WHAT IS BEING ASKED: Skip the pictures. Reproduce all other material exactly.

┄┄┄┄┄┄┄┄┄┄┄┄┄┄┄┄┄┄┄┄

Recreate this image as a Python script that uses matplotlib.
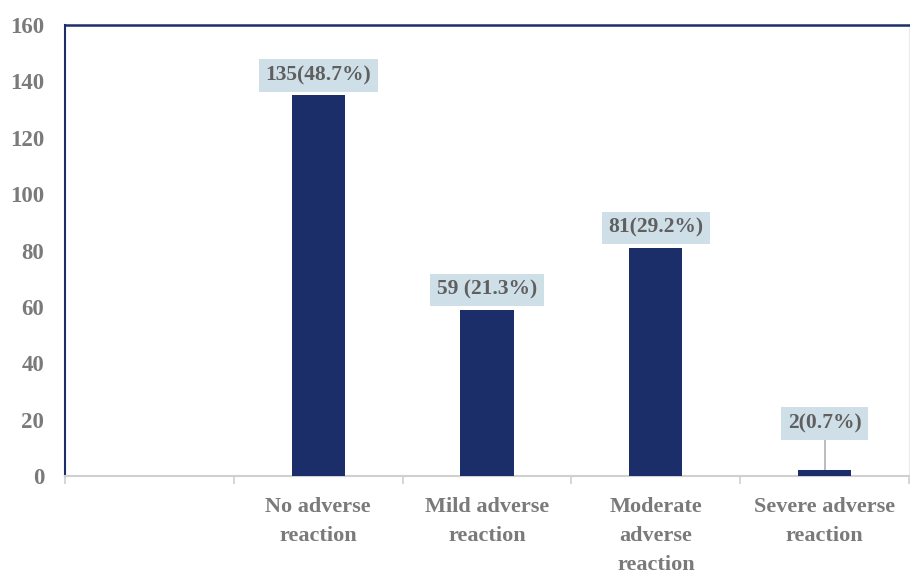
import numpy as np
import matplotlib.pyplot as plt

plt.rcParams['font.family'] = ['Liberation Serif', 'DejaVu Serif']
plt.rcParams['font.weight'] = 'bold'

# first slot on the axis is left empty
categories = ["", "No adverse\nreaction", "Mild adverse\nreaction",
              "Moderate\nadverse\nreaction", "Severe adverse\nreaction"]
counts = [0, 135, 59, 81, 2]
labels = ["", "135(48.7%)", "59 (21.3%)", "81(29.2%)", "2(0.7%)"]
label_y = [0, 142, 66, 88, 18.6]

bar_color = "#1b2e69"
box_color = "#cfdfe8"
gray = "#7a7a7a"

fig = plt.figure(figsize=(9.10, 5.74), dpi=100)
ax = fig.add_axes([0.0714, 0.1707, 0.9276, 0.7857])

x = np.arange(len(categories))
ax.bar(x[1:], counts[1:], width=0.315, color=bar_color, zorder=3)

for i in range(1, len(categories)):
    ax.text(x[i], label_y[i], labels[i], ha="center", va="center",
            fontsize=15.5, color="#5f5f5f",
            bbox=dict(boxstyle="square,pad=0.3", fc=box_color, ec="none"),
            zorder=5)

# leader line for the small bar
ax.plot([x[4], x[4]], [counts[4], label_y[4] - 4.6], color="#b0b0b0",
        lw=1.2, zorder=2)

ax.set_xlim(-0.5, 4.5)
ax.set_ylim(0, 160)
ax.set_yticks(np.arange(0, 161, 20))
ax.tick_params(axis="y", length=0, pad=15, labelsize=16.5, labelcolor=gray)

# category ticks sit on the slot boundaries, labels in the middle
ax.set_xticks(np.arange(-0.5, 4.6, 1.0))
ax.set_xticklabels([])
ax.tick_params(axis="x", length=6, width=1.2, color="#d0d0d0", direction="out")
for i in range(1, len(categories)):
    ax.text(x[i], -7.3, categories[i], ha="center", va="top", fontsize=16,
            color=gray, linespacing=1.6)

ax.spines["left"].set_color(bar_color)
ax.spines["left"].set_linewidth(1.5)
ax.spines["top"].set_color(bar_color)
ax.spines["top"].set_linewidth(1.8)
ax.spines["bottom"].set_color("#d0d0d0")
ax.spines["bottom"].set_linewidth(1.5)
ax.spines["right"].set_color("#ececec")
ax.spines["right"].set_linewidth(1.0)

plt.savefig("out.png", dpi=100)
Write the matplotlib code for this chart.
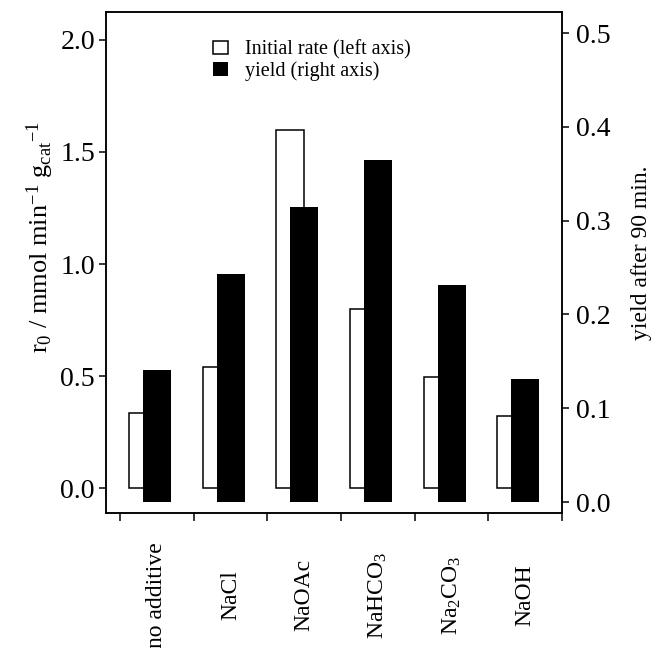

┄┄┄┄┄┄┄┄┄┄┄┄┄┄┄┄┄┄┄┄

OUTPUT FOR THIS EXERCISE:
Recreate this image as a Python script that uses matplotlib.
import numpy as np
import matplotlib.pyplot as plt

plt.rcParams['font.family'] = ['Liberation Serif', 'DejaVu Serif']
plt.rcParams['font.weight'] = 'bold'

# first slot on the axis is left empty
categories = ["", "No adverse\nreaction", "Mild adverse\nreaction",
              "Moderate\nadverse\nreaction", "Severe adverse\nreaction"]
counts = [0, 135, 59, 81, 2]
labels = ["", "135(48.7%)", "59 (21.3%)", "81(29.2%)", "2(0.7%)"]
label_y = [0, 142, 66, 88, 18.6]

bar_color = "#1b2e69"
box_color = "#cfdfe8"
gray = "#7a7a7a"

fig = plt.figure(figsize=(9.10, 5.74), dpi=100)
ax = fig.add_axes([0.0714, 0.1707, 0.9276, 0.7857])

x = np.arange(len(categories))
ax.bar(x[1:], counts[1:], width=0.315, color=bar_color, zorder=3)

for i in range(1, len(categories)):
    ax.text(x[i], label_y[i], labels[i], ha="center", va="center",
            fontsize=15.5, color="#5f5f5f",
            bbox=dict(boxstyle="square,pad=0.3", fc=box_color, ec="none"),
            zorder=5)

# leader line for the small bar
ax.plot([x[4], x[4]], [counts[4], label_y[4] - 4.6], color="#b0b0b0",
        lw=1.2, zorder=2)

ax.set_xlim(-0.5, 4.5)
ax.set_ylim(0, 160)
ax.set_yticks(np.arange(0, 161, 20))
ax.tick_params(axis="y", length=0, pad=15, labelsize=16.5, labelcolor=gray)

# category ticks sit on the slot boundaries, labels in the middle
ax.set_xticks(np.arange(-0.5, 4.6, 1.0))
ax.set_xticklabels([])
ax.tick_params(axis="x", length=6, width=1.2, color="#d0d0d0", direction="out")
for i in range(1, len(categories)):
    ax.text(x[i], -7.3, categories[i], ha="center", va="top", fontsize=16,
            color=gray, linespacing=1.6)

ax.spines["left"].set_color(bar_color)
ax.spines["left"].set_linewidth(1.5)
ax.spines["top"].set_color(bar_color)
ax.spines["top"].set_linewidth(1.8)
ax.spines["bottom"].set_color("#d0d0d0")
ax.spines["bottom"].set_linewidth(1.5)
ax.spines["right"].set_color("#ececec")
ax.spines["right"].set_linewidth(1.0)

plt.savefig("out.png", dpi=100)
Write the matplotlib code for this chart.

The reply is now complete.